Thursday, September 26, 2013

These couple of days i've been trying to finalize the various designs for the wedding, coupled with getting people to RSVP.

It's been really saddening thus far, to see the really ugly side of the wedding industry. All the vendors know how much that day will mean to you and because of that plain reason, they find ways and means to extort money from you. Let's say we're paying for something that's worth it, we can't complain much right? But these vendors have horrible customer service. 

What went on yesterday
Invites: Purple Cards
Everything started off well. Evelyn, the person-in-charge was pleasant, responded promptly, and answered every question well.
Fast forward a couple of months later when designs have been finalized. I sent them to her to check if the color, sizing, format, etc was ok. She answered other questions but not this. Mind you, i did repeatedly ask if the files were ok. No reply. We only went on about questions on other stuff, and of cos making of the deposit.

After deposit was made, lo and behold, my question had a reply!
This was what she said:
"I have seen the files.
I have a suggestion here.
I notice that you have a picture behind the boarding pass card, I'll suggest you to go for offset printing in order to have a good quality and higher resolution print out."
Of course she goes on to tell me how much i need to top up.
And i'm here going, "WTF?"



But i gave her a very simple reply "you could have told me before i made the deposit"




As vendors with years in the wedding industry, they SHOULD know that most brides have budgets to work within. Let's not even go into if i have a choice of getting my 50% deposit back?

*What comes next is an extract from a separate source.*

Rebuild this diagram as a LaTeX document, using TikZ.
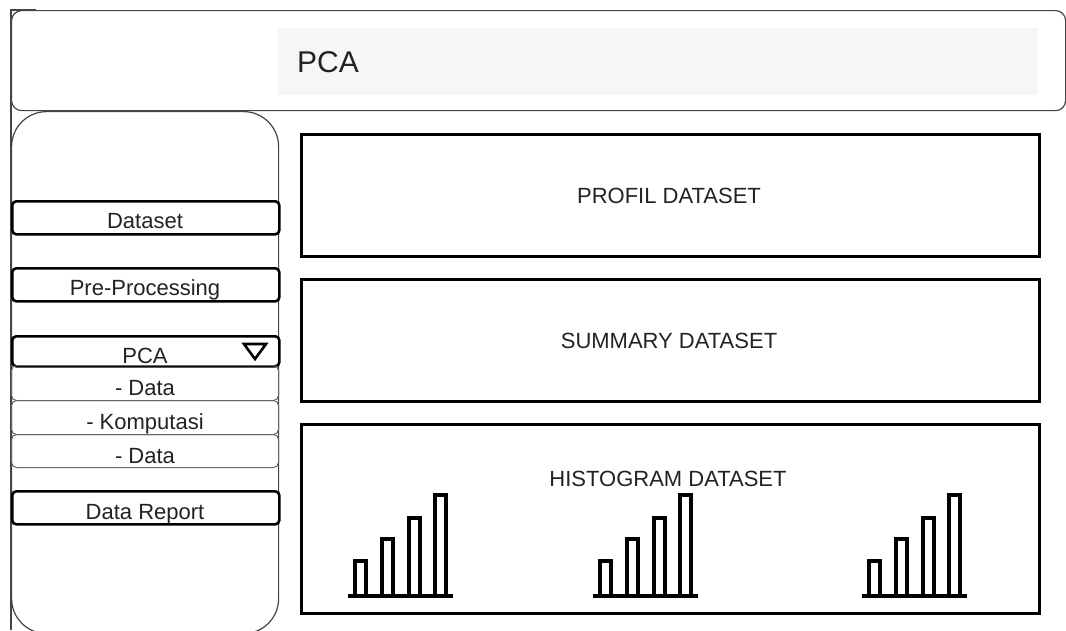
\documentclass[tikz,border=0pt]{standalone}
\usepackage{fontspec}
\setmainfont{Liberation Sans}
\definecolor{fieldgray}{HTML}{F5F6F8}
\definecolor{ink}{HTML}{222222}
\definecolor{edgegray}{HTML}{444444}
\definecolor{subgray}{HTML}{666666}
\begin{document}
\begin{tikzpicture}[x=1pt,y=-1pt,
  frame/.style={draw=edgegray, line width=1.2pt, inner sep=0pt, anchor=north west},
  menubtn/.style={draw=black, line width=2.6pt, rounded corners=4pt, minimum width=267pt, inner sep=0pt, anchor=north west},
  subitem/.style={draw=subgray, line width=1pt, rounded corners=5pt, minimum width=267pt, inner sep=0pt, anchor=north west},
  panel/.style={draw=black, line width=3pt, minimum width=738pt, inner sep=0pt, anchor=north west},
  lbl/.style={text=ink, font=\fontsize{22}{25}\selectfont, inner sep=0pt, anchor=base},
  barchart/.pic={
    \draw[line width=4.5pt] (0,0) -- (105,0);
    \foreach \x/\t in {5/559, 31.5/537, 58.5/516, 85/493}
      \draw[line width=4pt, line join=miter]
        (\x+2,0) -- (\x+2,\t-596+2) -- (\x+13,\t-596+2) -- (\x+13,0);
  }]
\useasboundingbox (0,0) rectangle (1066,630);

% top bar with the title field
\node[frame, rounded corners=10pt, minimum width=1054pt, minimum height=100pt] (header) at (11,10) {};
\draw[draw=edgegray, line width=1.2pt] (header.north west |- 0,630) -- (header.north west) -- ++(25,0);
\node[fill=fieldgray, inner sep=0pt, anchor=north west, minimum width=760pt, minimum height=67pt] (field) at (278,28) {};
\node[text=ink, font=\fontsize{30}{34}\selectfont, inner sep=0pt, anchor=base west] (title) at (297,72) {PCA};

% side menu
\node[frame, rounded corners=35pt, minimum width=267pt, minimum height=522pt] (sidebar) at (11,111) {};

\node[menubtn, minimum height=33pt] (bdataset) at (11,200) {};
\node[lbl] (tdataset) at (145,228) {Dataset};

\node[menubtn, minimum height=33pt] (bprep) at (11,267) {};
\node[lbl] (tprep) at (145,295) {Pre-Processing};

\node[menubtn, minimum height=30pt] (bpca) at (11,335) {};
\node[lbl] (tpca) at (145,363) {PCA};
\draw[line width=2.6pt, line join=miter] (244,344) -- (266,344) -- (255,359) -- cycle;

\node[subitem, minimum height=35pt] (bsub1) at (11,365) {};
\node[lbl] (tsub1) at (145,395) {- Data};
\node[subitem, minimum height=34pt] (bsub2) at (11,400) {};
\node[lbl] (tsub2) at (145,429) {- Komputasi};
\node[subitem, minimum height=33pt] (bsub3) at (11,434) {};
\node[lbl] (tsub3) at (145,463) {- Data};

\node[menubtn, minimum height=33pt] (breport) at (11,490) {};
\node[lbl] (treport) at (145,519) {Data Report};

% content panels
\node[panel, minimum height=122pt] (profil) at (300,133) {};
\node[lbl] (tprofil) at (669,203) {PROFIL DATASET};

\node[panel, minimum height=122pt] (summary) at (300,278) {};
\node[lbl] (tsummary) at (669,348) {SUMMARY DATASET};

\node[panel, minimum height=189pt] (histo) at (300,423) {};
\node[lbl] (thisto) at (668,486) {HISTOGRAM DATASET};

\pic at (348,596) {barchart};
\pic at (593,596) {barchart};
\pic at (862,596) {barchart};
\end{tikzpicture}
\end{document}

The following emails detailed her saying she had to "see the cards before proposing a printing option". I don't know if some people think all brides or stupid or dumb or what, but i clearly DID her the files to her way before we started talking about money. Sigh.
She went on saying, "I have seen your file with picture, only then i suggest to go for offset. Hope you get this clear?

WOW, now i'm the one who is not clear about things. How awesome is this? #dumbfoundedwithamazement

All she could have said was, "I'm sorry, i only had time to open your file now and realised there was an image involved." DONE, SETTLED. I can accept this if business has kept you busy. But don't come and tell me your cock and bull argument lady.

This is just literally WTF in font size 100. Goodness man.

If you intend to go with them, please please don't assume anything. Ask about EVERYTHING - what kind of paper, printing device, charges, ADDITIONAL charges, color, envelope, just everything please. And my lesson learnt here: If they don't reply any question, probe on. Don't be nice and leave it hanging. This industry is full of bullies. Nice-ness does not get you very far.



Getting RSVPs; Friendship

Did you hear that it is on important days like this you will know how much you mean to a 'friend'?
Well, i'm getting there. I'm experiencing friendships that warm my heart and makes me smile, i'm also getting a taste of let-downs.

Let's talk about the good.
I've have always known Jennifer was a good friend. But through these planning days, i've just been touched by her in so many ways. She makes time to accompany me for gown-choosing, all the way to gown-fittings 1, and 2 and 3. She was willing to give up a long flight just so she can be my 'bangla' on day of the photoshoot. She gives wise and unbiased comments. She follows me to hunt for bridesmaid's dresses. All without a single word of complaint nor expectation of anything in return. :)
I just want to write this so i can read back here and remind myself of how much love you have showered upon me and only hope i can return this favour to you when your big day comes.
Thank you babe *HUGGGS*

Some other friends, on the other hand, can straight out tell me no i'm sorry i cannot attend your wedding without even as much as lift a finger to try.
Friend 1 said: "I have an event on that day". After a short convo, it suddenly became "My boss has informed me there will be a lot of events in December, so i don't want to promise you anything."
WOW. And i have known her since i was 13. That was painful.

Friend 2: "Sorry i can't make it on that day. I'm going _______.  Have been trying to liaise with the lady but haven't made any confirmations".
I chose to read this as "Sorry, i don't care enough for you to try and change the travel dates which have not been confirmed". Don't you think it's apt?
These friends don't appear for gatherings, fine. I can accept you are busy. But i used to think weddings are big events that made a difference. A day where people make time to gather, to meet up, to celebrate as one. But so far, i have been disappointed time, and again.

Ah, i guess weddings really do reflect friendships, doesn't it?

P/S: I will not deny i teared while writing this.